Oregon’s contentious, restrictive, complicated land-use system is generally favored by urbanites but opposed by rural residents, right?
A new statewide survey suggests maybe not.
The Oregon Values and Beliefs Project, a survey intended to take the civic pulse of a wide spectrum of Oregonians, indicates even the much cited “urban-rural divide” is not as deep as the media and political activists sometimes portray.
Asked about the statement, “New population growth will be directed toward existing cities and towns, not into natural areas and farmlands,” 58 percent of respondents said such a trend is desirable, compared to 15 percent who found it undesirable and 21 percent who described themselves as neutral.

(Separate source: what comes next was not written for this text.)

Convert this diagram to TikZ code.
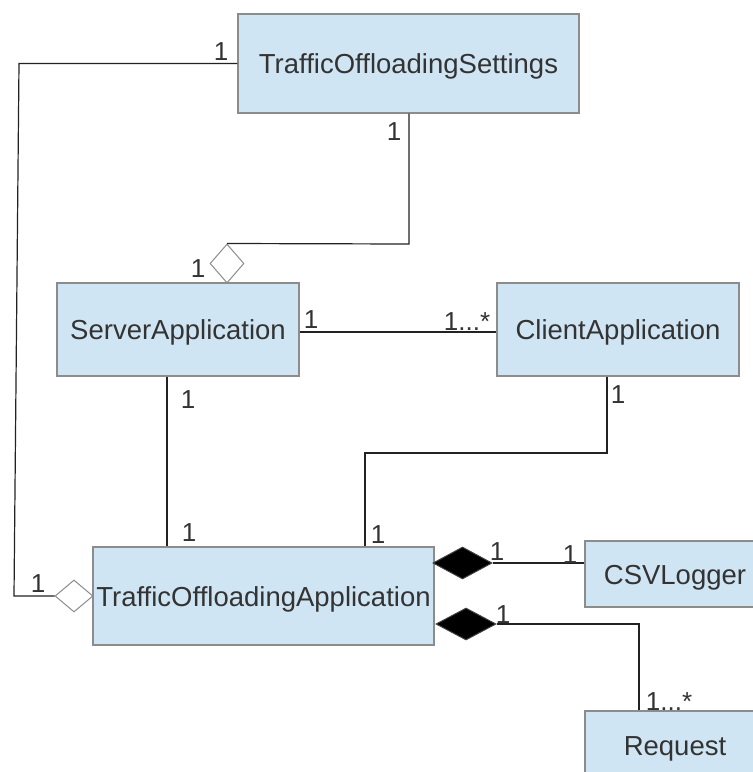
\documentclass[tikz,border=0pt]{standalone}
\usepackage{fontspec}
\setmainfont[Ligatures=NoCommon]{Liberation Sans}
\usetikzlibrary{shapes.geometric}
\definecolor{boxfill}{HTML}{D0E5F3}
\definecolor{boxline}{HTML}{8C8C8C}
\definecolor{txt}{HTML}{333333}
\definecolor{connc}{HTML}{222222}
\begin{document}
\begin{tikzpicture}[x=1pt,y=-1pt,
  cls/.style={draw=boxline, line width=1.3pt, fill=boxfill, text=txt,
    font=\fontsize{27.5}{33}\selectfont, inner sep=0pt, text height=20pt, text depth=0pt},
  mult/.style={text=txt, font=\fontsize{26}{31}\selectfont, anchor=base, inner sep=0pt},
  connl/.style={draw=connc, line width=1.2pt},
  odia/.style={diamond, draw=boxline, fill=white, line width=1pt, inner sep=0pt},
  fdia/.style={diamond, draw=black!75, fill=black, line width=1pt, inner sep=0pt}]
\useasboundingbox (0,0) rectangle (753,772);
\clip (0,0) rectangle (753,772);

% classes
\node[cls, minimum width=341, minimum height=99] (tos) at (408.5,63.5) {TrafficOffloadingSettings};
\node[cls, minimum width=242, minimum height=93] (srv) at (178,329.5) {ServerApplication};
\node[cls, minimum width=242, minimum height=93] (cli) at (618,329.5) {ClientApplication};
\node[cls, minimum width=341, minimum height=98] (toa) at (263.5,596) {TrafficOffloadingApplication};
\node[cls, minimum width=180, minimum height=66] (csv) at (675,574) {CSVLogger};
\node[cls, minimum width=180, minimum height=68] (req) at (675,745) {Request};

% diamonds
\node[odia, minimum width=38, minimum height=32] (d1) at (74,596) {};
\node[odia, minimum width=34, minimum height=39] (d2) at (227,263.5) {};
\node[fdia, minimum width=59, minimum height=32] (d3) at (462.5,563) {};
\node[fdia, minimum width=60, minimum height=32] (d4) at (466,624) {};

% helper coordinates
\coordinate (lt) at (19,63.5);
\coordinate (lb) at (14,596);
\coordinate (tb) at (409,244);
\coordinate (sy) at (0,332);
\coordinate (sx) at (167,0);
\coordinate (c1) at (607,453);
\coordinate (c2) at (365,453);
\coordinate (r1) at (639,624);

% connectors
\draw[connl] (tos.west) -- (lt) -- (lb) -- (d1.west);
\draw[connl] (tos.south -| tb) -- (tb) -- (d2.north);
\draw[connl] (srv.east |- sy) -- (cli.west |- sy);
\draw[connl] (srv.south -| sx) -- (toa.north -| sx);
\draw[connl] (cli.south -| c1) -- (c1) -- (c2) -- (toa.north -| c2);
\draw[connl] (d3.east) -- (csv.west |- d3.east);
\draw[connl] (d4.east) -- (r1) -- (req.north -| r1);

% multiplicities
\node[mult] (m1) at (221,60) {1};
\node[mult] (m2) at (38,592) {1};
\node[mult] (m3) at (394,140) {1};
\node[mult] (m4) at (198,277) {1};
\node[mult] (m5) at (311,328) {1};
\node[mult] (m6) at (467,330) {1...*};
\node[mult] (m7) at (188,408) {1};
\node[mult] (m8) at (189,541) {1};
\node[mult] (m9) at (618,403) {1};
\node[mult] (m10) at (378,543) {1};
\node[mult] (m11) at (497,560) {1};
\node[mult] (m12) at (570,563) {1};
\node[mult] (m13) at (503,623) {1};
\node[mult] (m14) at (669,710) {1...*};
\end{tikzpicture}
\end{document}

Jason Miner, executive director of 1000 Friends of Oregon, said the survey shows Oregonians strongly support what he called both sides of the land use coin: Conserving productive farm and forest land for those uses, and directing growth into existing urban areas rather than sprawling into the countryside.
1000 Friends is an advocacy group that supports the principles of Senate Bill 100, the pioneering Oregon land-use bill state legislators approved 40 years ago. The law requires cities to establish urban growth boundaries, and restricts development on land zoned for farm and forest areas, or set aside as natural resource land.
The law has been subject to back and forth lawsuits and ballot measures over the years, but has largely remained intact. Due to development restrictions and the requirement to establish growth boundaries, Oregon cities are marked by stark transitions from urban to rural. Even at Portland’s edges, it is possible within a few minutes’ drive to travel from suburban strip malls to rolling farmland.
The flip side is that many rural landowners have had their development options reduced or eliminated.
Nonetheless, the survey found broad support for the state’s effort to manage growth. Sixty-six percent of respondents consider protection of productive farm and forest land “very important” or “somewhat important.” The same percentage agreed new development should occur within existing cities and towns to save farmland and stop sprawl.
The results are drawn from three statewide surveys conducted in April and May 2013. Nearly 7,800 residents, chosen at random, responded to telephone or Internet polls. The sponsors included Oregon State University, Oregon Public Broadcasting and Oregon Health & Science University. Interviews were completed in five geographic regions — Central, Eastern, Portland Metro, Southern, and Willamette Valley — to permit statistically reliable analysis at the regional level, according to the sponsors.
In other findings, 53 percent statewide favor increasing timber harvests in dense, over-crowded stands, and 69 percent of respondents said they are willing to pay more to increase workforce training.
This is the third time the Oregon Values and Beliefs Project has been conducted. Previous surveys were done in 1992 and 2002.